___ Material

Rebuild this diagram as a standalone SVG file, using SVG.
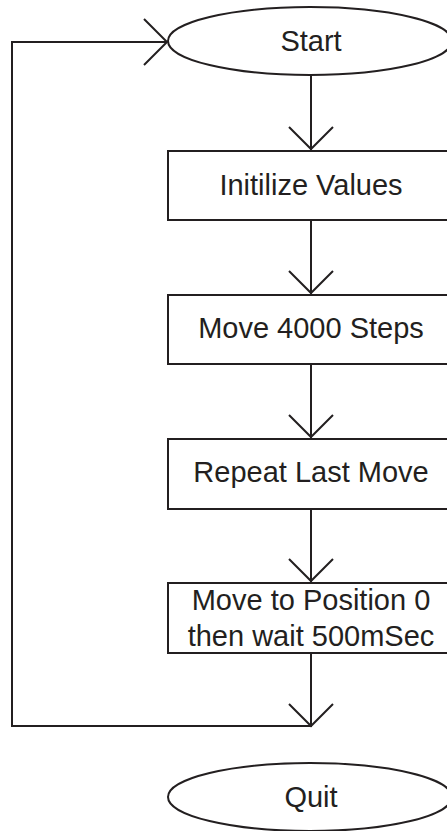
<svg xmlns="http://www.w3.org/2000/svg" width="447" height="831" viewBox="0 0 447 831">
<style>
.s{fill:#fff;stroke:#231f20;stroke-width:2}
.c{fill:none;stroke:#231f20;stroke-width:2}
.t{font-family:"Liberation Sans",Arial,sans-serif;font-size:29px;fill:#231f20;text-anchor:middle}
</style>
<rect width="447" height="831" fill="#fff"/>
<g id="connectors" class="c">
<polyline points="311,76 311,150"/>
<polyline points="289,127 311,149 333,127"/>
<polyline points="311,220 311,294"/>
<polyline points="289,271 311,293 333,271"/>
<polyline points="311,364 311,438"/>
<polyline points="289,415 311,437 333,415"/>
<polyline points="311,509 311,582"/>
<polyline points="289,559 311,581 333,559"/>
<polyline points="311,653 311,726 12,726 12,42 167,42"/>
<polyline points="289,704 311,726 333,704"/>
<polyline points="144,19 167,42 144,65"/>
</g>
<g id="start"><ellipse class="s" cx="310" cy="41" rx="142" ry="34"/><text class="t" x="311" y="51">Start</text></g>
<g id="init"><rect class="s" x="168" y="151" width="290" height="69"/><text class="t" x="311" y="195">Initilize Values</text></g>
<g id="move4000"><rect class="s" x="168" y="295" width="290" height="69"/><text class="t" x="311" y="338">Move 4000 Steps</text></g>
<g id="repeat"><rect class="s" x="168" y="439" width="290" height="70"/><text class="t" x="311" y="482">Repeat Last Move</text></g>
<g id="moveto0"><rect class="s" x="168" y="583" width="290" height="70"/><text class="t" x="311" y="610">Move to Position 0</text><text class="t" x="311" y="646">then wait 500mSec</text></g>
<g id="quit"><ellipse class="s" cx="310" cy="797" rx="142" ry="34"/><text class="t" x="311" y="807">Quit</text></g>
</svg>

______

--- Set problem ---
Every line is to be duplicated exactly, though pictures stay out.

--- Answer to this task ---
Rebuild this diagram as a standalone SVG file, using SVG.
<svg xmlns="http://www.w3.org/2000/svg" width="447" height="831" viewBox="0 0 447 831">
<style>
.s{fill:#fff;stroke:#231f20;stroke-width:2}
.c{fill:none;stroke:#231f20;stroke-width:2}
.t{font-family:"Liberation Sans",Arial,sans-serif;font-size:29px;fill:#231f20;text-anchor:middle}
</style>
<rect width="447" height="831" fill="#fff"/>
<g id="connectors" class="c">
<polyline points="311,76 311,150"/>
<polyline points="289,127 311,149 333,127"/>
<polyline points="311,220 311,294"/>
<polyline points="289,271 311,293 333,271"/>
<polyline points="311,364 311,438"/>
<polyline points="289,415 311,437 333,415"/>
<polyline points="311,509 311,582"/>
<polyline points="289,559 311,581 333,559"/>
<polyline points="311,653 311,726 12,726 12,42 167,42"/>
<polyline points="289,704 311,726 333,704"/>
<polyline points="144,19 167,42 144,65"/>
</g>
<g id="start"><ellipse class="s" cx="310" cy="41" rx="142" ry="34"/><text class="t" x="311" y="51">Start</text></g>
<g id="init"><rect class="s" x="168" y="151" width="290" height="69"/><text class="t" x="311" y="195">Initilize Values</text></g>
<g id="move4000"><rect class="s" x="168" y="295" width="290" height="69"/><text class="t" x="311" y="338">Move 4000 Steps</text></g>
<g id="repeat"><rect class="s" x="168" y="439" width="290" height="70"/><text class="t" x="311" y="482">Repeat Last Move</text></g>
<g id="moveto0"><rect class="s" x="168" y="583" width="290" height="70"/><text class="t" x="311" y="610">Move to Position 0</text><text class="t" x="311" y="646">then wait 500mSec</text></g>
<g id="quit"><ellipse class="s" cx="310" cy="797" rx="142" ry="34"/><text class="t" x="311" y="807">Quit</text></g>
</svg>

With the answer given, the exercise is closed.